→ **WORK INSTRUCTIONS**:
Up to and including the line with "-- (#3) -- ($(ba-h)!#5!-90:(#3)$)", please set down the entries below exactly, starting from the first line.
___ DATA TO PROCESS
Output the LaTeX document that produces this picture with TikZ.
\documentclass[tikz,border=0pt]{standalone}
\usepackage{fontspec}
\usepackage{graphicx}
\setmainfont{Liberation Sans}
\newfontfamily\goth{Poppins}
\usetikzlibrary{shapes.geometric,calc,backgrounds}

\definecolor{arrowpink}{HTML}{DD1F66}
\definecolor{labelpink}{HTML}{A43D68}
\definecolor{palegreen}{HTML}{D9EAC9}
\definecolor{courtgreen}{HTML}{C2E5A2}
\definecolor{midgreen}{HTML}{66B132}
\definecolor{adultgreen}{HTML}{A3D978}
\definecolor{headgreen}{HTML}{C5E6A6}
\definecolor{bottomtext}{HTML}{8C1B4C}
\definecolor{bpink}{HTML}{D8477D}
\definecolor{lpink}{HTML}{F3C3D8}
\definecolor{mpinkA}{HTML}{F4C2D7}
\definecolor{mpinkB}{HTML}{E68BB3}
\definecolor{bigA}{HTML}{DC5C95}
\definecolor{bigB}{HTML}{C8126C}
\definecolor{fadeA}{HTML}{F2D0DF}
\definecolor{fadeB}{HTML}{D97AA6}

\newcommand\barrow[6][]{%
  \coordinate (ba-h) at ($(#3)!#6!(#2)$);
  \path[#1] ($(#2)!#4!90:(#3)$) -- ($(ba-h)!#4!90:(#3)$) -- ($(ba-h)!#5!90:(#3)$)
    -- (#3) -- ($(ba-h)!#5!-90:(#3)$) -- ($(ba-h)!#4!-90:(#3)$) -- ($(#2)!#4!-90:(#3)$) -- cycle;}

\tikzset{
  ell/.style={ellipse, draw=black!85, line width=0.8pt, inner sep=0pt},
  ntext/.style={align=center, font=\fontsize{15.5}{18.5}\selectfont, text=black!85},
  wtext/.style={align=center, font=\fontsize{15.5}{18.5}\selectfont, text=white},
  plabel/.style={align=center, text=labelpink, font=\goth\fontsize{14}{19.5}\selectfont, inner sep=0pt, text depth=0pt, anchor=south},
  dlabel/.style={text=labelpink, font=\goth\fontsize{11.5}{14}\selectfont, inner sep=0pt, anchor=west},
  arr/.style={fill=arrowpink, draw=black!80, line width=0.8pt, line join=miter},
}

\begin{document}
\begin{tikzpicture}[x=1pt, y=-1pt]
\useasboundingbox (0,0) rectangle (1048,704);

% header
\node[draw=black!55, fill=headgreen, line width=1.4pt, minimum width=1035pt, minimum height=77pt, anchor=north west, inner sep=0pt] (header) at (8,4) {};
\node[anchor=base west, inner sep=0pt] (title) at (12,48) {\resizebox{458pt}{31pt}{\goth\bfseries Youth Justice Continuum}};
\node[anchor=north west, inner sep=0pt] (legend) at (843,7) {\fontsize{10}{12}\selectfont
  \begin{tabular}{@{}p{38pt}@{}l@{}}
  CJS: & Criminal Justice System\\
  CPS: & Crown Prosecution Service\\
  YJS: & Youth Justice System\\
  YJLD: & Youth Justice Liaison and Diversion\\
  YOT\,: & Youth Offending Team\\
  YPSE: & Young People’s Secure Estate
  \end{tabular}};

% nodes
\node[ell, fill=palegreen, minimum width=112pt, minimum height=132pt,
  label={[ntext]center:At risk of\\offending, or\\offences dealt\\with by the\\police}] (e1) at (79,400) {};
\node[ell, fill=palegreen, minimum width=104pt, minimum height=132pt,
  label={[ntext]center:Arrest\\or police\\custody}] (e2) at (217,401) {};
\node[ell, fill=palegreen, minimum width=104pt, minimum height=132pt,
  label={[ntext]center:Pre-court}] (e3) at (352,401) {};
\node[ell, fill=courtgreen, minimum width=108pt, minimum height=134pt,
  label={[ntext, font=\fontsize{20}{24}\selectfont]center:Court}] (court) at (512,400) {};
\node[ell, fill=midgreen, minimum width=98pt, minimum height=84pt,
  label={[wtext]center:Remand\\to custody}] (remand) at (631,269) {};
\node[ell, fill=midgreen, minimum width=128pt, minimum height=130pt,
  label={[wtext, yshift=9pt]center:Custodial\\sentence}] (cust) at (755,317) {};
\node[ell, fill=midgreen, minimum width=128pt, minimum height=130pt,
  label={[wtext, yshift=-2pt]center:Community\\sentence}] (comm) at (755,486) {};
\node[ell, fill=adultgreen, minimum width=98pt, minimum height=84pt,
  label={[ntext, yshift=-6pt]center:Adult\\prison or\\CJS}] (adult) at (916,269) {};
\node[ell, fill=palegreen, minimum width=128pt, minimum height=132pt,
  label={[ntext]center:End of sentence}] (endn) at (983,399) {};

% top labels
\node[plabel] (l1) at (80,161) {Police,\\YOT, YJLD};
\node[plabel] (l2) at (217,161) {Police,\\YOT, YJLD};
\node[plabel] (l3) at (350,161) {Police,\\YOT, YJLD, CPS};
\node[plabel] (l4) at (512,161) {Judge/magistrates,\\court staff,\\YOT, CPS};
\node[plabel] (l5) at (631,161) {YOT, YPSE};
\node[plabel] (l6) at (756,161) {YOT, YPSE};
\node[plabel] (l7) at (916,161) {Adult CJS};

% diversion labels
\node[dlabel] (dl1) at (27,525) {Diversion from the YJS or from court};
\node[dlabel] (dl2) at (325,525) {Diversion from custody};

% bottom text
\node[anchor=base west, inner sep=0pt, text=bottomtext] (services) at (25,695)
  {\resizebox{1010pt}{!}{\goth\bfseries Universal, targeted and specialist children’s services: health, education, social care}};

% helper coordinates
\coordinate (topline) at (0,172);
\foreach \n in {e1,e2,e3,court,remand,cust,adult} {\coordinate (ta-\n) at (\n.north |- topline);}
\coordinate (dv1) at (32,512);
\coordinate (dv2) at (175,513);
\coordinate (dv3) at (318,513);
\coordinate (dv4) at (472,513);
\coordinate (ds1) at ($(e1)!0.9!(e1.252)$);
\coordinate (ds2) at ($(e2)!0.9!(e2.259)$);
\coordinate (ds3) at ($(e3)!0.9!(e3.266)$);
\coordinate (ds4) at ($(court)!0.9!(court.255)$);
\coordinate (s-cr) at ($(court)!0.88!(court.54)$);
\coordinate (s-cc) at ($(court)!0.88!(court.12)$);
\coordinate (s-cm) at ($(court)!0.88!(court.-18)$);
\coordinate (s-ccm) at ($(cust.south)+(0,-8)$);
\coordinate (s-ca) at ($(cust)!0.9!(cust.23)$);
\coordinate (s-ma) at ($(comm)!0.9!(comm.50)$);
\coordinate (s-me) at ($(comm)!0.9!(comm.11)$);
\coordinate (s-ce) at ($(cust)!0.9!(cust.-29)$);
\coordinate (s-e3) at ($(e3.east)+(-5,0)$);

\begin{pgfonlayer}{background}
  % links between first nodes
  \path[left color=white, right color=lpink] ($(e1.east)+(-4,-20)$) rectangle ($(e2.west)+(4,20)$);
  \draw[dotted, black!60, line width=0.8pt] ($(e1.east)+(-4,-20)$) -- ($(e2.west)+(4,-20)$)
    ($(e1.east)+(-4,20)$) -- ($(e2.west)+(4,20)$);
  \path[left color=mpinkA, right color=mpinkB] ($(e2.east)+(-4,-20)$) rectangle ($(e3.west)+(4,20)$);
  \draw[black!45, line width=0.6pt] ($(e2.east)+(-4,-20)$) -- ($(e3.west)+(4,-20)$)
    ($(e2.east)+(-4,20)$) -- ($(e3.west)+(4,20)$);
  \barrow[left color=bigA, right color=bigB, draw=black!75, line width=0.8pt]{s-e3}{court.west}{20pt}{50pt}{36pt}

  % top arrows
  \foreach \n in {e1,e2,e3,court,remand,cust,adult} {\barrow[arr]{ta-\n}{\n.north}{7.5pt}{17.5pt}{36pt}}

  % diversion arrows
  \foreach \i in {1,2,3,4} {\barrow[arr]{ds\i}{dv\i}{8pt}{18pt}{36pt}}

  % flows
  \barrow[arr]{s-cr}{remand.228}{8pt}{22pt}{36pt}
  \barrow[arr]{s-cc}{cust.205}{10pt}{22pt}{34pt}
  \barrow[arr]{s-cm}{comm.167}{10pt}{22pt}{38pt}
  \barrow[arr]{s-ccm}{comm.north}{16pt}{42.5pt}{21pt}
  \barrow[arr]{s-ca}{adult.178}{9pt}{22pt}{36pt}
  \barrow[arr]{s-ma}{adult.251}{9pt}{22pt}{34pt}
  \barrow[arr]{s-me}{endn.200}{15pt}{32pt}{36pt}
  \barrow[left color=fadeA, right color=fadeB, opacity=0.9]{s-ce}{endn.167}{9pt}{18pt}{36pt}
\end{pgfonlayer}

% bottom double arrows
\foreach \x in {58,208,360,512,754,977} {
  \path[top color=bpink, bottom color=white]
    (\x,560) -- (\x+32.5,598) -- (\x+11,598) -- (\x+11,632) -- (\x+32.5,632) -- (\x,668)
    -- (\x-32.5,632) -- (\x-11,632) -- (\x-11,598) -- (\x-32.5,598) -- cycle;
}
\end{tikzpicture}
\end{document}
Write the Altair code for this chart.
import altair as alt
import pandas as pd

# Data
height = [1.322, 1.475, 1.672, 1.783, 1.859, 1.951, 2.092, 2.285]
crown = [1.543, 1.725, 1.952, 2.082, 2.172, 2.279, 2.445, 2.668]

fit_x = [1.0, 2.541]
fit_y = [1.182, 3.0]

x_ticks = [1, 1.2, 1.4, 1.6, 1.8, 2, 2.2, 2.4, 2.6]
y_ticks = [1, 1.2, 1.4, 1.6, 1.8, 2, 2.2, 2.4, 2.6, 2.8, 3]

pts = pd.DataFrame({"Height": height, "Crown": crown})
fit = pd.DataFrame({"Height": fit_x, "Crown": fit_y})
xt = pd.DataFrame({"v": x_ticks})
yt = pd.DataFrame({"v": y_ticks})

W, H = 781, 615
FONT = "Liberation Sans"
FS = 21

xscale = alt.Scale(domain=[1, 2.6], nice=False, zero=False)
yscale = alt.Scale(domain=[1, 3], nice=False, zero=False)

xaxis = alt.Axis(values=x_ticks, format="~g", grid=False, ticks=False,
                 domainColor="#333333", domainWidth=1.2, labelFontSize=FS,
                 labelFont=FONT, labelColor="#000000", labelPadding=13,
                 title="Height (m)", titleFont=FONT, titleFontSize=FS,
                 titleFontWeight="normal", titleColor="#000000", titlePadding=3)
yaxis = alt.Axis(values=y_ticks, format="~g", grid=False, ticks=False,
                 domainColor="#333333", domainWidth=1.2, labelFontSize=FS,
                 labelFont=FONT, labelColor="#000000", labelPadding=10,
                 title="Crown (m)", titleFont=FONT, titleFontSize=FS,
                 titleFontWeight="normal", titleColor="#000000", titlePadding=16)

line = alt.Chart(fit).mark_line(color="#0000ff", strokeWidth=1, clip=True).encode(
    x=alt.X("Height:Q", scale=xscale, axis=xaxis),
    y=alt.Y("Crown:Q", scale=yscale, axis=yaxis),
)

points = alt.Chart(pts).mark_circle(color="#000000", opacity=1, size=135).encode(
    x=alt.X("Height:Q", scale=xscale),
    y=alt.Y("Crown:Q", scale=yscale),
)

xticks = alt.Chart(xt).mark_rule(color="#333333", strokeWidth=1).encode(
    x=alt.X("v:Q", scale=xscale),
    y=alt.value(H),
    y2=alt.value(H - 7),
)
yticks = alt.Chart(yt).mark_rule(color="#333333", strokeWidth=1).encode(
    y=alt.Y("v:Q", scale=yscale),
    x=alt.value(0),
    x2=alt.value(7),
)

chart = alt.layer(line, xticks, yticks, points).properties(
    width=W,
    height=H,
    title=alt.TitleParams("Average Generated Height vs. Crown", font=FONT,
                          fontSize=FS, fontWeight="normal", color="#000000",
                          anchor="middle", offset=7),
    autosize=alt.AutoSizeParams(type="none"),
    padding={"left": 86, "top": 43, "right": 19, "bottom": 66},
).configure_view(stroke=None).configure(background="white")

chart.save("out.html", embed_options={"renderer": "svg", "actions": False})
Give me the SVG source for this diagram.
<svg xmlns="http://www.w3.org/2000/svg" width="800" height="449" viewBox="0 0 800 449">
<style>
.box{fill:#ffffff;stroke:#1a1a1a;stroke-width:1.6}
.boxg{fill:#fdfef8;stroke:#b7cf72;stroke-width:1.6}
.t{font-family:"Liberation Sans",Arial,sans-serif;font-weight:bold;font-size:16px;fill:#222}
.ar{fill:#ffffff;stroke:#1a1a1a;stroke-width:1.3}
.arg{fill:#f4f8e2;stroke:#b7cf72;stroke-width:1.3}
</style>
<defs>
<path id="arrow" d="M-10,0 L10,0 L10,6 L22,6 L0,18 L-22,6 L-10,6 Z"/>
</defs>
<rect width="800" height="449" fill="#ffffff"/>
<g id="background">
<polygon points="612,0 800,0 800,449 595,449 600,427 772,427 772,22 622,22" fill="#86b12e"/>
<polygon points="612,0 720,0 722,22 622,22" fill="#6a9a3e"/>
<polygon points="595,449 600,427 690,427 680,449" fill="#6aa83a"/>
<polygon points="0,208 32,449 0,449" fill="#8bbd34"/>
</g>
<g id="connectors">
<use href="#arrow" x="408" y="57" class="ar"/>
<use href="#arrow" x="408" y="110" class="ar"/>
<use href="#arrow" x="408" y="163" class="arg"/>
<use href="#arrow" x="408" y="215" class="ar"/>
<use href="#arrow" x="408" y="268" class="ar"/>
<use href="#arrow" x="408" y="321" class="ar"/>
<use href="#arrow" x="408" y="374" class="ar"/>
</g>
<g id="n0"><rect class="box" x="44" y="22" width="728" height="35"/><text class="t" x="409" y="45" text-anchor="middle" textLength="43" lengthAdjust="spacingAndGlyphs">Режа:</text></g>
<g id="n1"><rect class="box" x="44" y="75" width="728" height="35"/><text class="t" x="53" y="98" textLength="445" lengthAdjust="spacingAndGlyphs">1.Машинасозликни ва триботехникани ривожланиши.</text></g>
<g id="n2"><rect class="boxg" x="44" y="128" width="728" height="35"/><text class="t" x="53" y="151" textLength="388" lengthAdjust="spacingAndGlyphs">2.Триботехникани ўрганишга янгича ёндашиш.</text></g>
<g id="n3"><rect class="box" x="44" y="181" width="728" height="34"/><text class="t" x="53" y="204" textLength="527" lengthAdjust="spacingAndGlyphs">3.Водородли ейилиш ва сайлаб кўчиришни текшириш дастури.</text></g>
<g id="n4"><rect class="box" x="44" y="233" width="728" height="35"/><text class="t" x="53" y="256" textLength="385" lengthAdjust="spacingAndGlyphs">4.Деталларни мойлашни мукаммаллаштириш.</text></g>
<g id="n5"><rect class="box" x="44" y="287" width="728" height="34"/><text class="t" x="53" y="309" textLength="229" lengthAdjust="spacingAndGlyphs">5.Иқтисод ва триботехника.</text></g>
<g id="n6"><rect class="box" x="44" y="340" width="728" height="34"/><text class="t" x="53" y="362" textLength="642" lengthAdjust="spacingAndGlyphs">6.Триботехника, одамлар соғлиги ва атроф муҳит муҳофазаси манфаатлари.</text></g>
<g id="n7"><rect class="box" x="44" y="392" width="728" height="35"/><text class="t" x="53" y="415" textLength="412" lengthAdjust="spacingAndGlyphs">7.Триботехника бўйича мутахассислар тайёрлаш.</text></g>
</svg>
______
→ **TASK RESPONSE**:
Output the LaTeX document that produces this picture with TikZ.
\documentclass[tikz,border=0pt]{standalone}
\usepackage{fontspec}
\usepackage{graphicx}
\setmainfont{Liberation Sans}
\newfontfamily\goth{Poppins}
\usetikzlibrary{shapes.geometric,calc,backgrounds}

\definecolor{arrowpink}{HTML}{DD1F66}
\definecolor{labelpink}{HTML}{A43D68}
\definecolor{palegreen}{HTML}{D9EAC9}
\definecolor{courtgreen}{HTML}{C2E5A2}
\definecolor{midgreen}{HTML}{66B132}
\definecolor{adultgreen}{HTML}{A3D978}
\definecolor{headgreen}{HTML}{C5E6A6}
\definecolor{bottomtext}{HTML}{8C1B4C}
\definecolor{bpink}{HTML}{D8477D}
\definecolor{lpink}{HTML}{F3C3D8}
\definecolor{mpinkA}{HTML}{F4C2D7}
\definecolor{mpinkB}{HTML}{E68BB3}
\definecolor{bigA}{HTML}{DC5C95}
\definecolor{bigB}{HTML}{C8126C}
\definecolor{fadeA}{HTML}{F2D0DF}
\definecolor{fadeB}{HTML}{D97AA6}

\newcommand\barrow[6][]{%
  \coordinate (ba-h) at ($(#3)!#6!(#2)$);
  \path[#1] ($(#2)!#4!90:(#3)$) -- ($(ba-h)!#4!90:(#3)$) -- ($(ba-h)!#5!90:(#3)$)
    -- (#3) -- ($(ba-h)!#5!-90:(#3)$) -- ($(ba-h)!#4!-90:(#3)$) -- ($(#2)!#4!-90:(#3)$) -- cycle;}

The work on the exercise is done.